What is asked:
Copy the material that follows word for word and omit its pictures.

Information supplied:
— start —
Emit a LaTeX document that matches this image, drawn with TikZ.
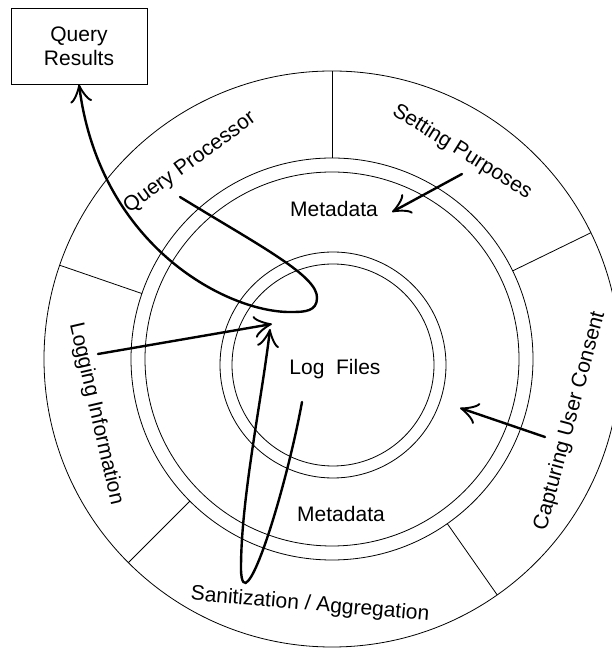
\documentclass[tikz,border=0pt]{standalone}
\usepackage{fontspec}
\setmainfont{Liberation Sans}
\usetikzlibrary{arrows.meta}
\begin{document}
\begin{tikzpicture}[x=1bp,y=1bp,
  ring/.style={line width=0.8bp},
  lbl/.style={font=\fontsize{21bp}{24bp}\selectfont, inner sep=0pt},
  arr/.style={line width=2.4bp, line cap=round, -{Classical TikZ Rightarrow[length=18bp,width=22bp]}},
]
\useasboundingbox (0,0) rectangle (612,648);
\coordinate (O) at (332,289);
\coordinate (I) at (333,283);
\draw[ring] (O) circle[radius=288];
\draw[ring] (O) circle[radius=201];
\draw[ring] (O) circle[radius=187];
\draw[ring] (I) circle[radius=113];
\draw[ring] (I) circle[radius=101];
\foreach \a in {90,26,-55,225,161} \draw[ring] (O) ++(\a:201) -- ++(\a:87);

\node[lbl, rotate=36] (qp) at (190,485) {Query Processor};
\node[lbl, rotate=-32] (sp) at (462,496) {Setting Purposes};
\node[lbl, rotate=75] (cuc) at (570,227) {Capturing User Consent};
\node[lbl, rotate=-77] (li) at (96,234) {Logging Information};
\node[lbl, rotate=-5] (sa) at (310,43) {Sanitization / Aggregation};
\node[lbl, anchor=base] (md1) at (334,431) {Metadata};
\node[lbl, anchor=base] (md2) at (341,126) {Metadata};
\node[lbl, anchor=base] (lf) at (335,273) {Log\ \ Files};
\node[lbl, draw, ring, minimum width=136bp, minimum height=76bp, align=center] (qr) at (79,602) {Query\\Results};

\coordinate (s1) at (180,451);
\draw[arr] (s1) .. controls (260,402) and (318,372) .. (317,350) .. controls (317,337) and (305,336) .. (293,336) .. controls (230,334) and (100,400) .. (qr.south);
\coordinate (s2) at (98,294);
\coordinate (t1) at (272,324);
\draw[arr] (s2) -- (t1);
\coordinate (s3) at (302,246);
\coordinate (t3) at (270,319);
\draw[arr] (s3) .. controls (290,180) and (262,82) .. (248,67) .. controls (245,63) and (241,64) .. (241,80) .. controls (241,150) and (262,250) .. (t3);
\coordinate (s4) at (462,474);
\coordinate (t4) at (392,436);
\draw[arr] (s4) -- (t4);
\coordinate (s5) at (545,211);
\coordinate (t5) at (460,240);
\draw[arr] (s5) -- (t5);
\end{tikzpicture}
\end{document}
— end —
Output for this exercise:
Emit a LaTeX document that matches this image, drawn with TikZ.
\documentclass[tikz,border=0pt]{standalone}
\usepackage{fontspec}
\setmainfont{Liberation Sans}
\usetikzlibrary{arrows.meta}
\begin{document}
\begin{tikzpicture}[x=1bp,y=1bp,
  ring/.style={line width=0.8bp},
  lbl/.style={font=\fontsize{21bp}{24bp}\selectfont, inner sep=0pt},
  arr/.style={line width=2.4bp, line cap=round, -{Classical TikZ Rightarrow[length=18bp,width=22bp]}},
]
\useasboundingbox (0,0) rectangle (612,648);
\coordinate (O) at (332,289);
\coordinate (I) at (333,283);
\draw[ring] (O) circle[radius=288];
\draw[ring] (O) circle[radius=201];
\draw[ring] (O) circle[radius=187];
\draw[ring] (I) circle[radius=113];
\draw[ring] (I) circle[radius=101];
\foreach \a in {90,26,-55,225,161} \draw[ring] (O) ++(\a:201) -- ++(\a:87);

\node[lbl, rotate=36] (qp) at (190,485) {Query Processor};
\node[lbl, rotate=-32] (sp) at (462,496) {Setting Purposes};
\node[lbl, rotate=75] (cuc) at (570,227) {Capturing User Consent};
\node[lbl, rotate=-77] (li) at (96,234) {Logging Information};
\node[lbl, rotate=-5] (sa) at (310,43) {Sanitization / Aggregation};
\node[lbl, anchor=base] (md1) at (334,431) {Metadata};
\node[lbl, anchor=base] (md2) at (341,126) {Metadata};
\node[lbl, anchor=base] (lf) at (335,273) {Log\ \ Files};
\node[lbl, draw, ring, minimum width=136bp, minimum height=76bp, align=center] (qr) at (79,602) {Query\\Results};

\coordinate (s1) at (180,451);
\draw[arr] (s1) .. controls (260,402) and (318,372) .. (317,350) .. controls (317,337) and (305,336) .. (293,336) .. controls (230,334) and (100,400) .. (qr.south);
\coordinate (s2) at (98,294);
\coordinate (t1) at (272,324);
\draw[arr] (s2) -- (t1);
\coordinate (s3) at (302,246);
\coordinate (t3) at (270,319);
\draw[arr] (s3) .. controls (290,180) and (262,82) .. (248,67) .. controls (245,63) and (241,64) .. (241,80) .. controls (241,150) and (262,250) .. (t3);
\coordinate (s4) at (462,474);
\coordinate (t4) at (392,436);
\draw[arr] (s4) -- (t4);
\coordinate (s5) at (545,211);
\coordinate (t5) at (460,240);
\draw[arr] (s5) -- (t5);
\end{tikzpicture}
\end{document}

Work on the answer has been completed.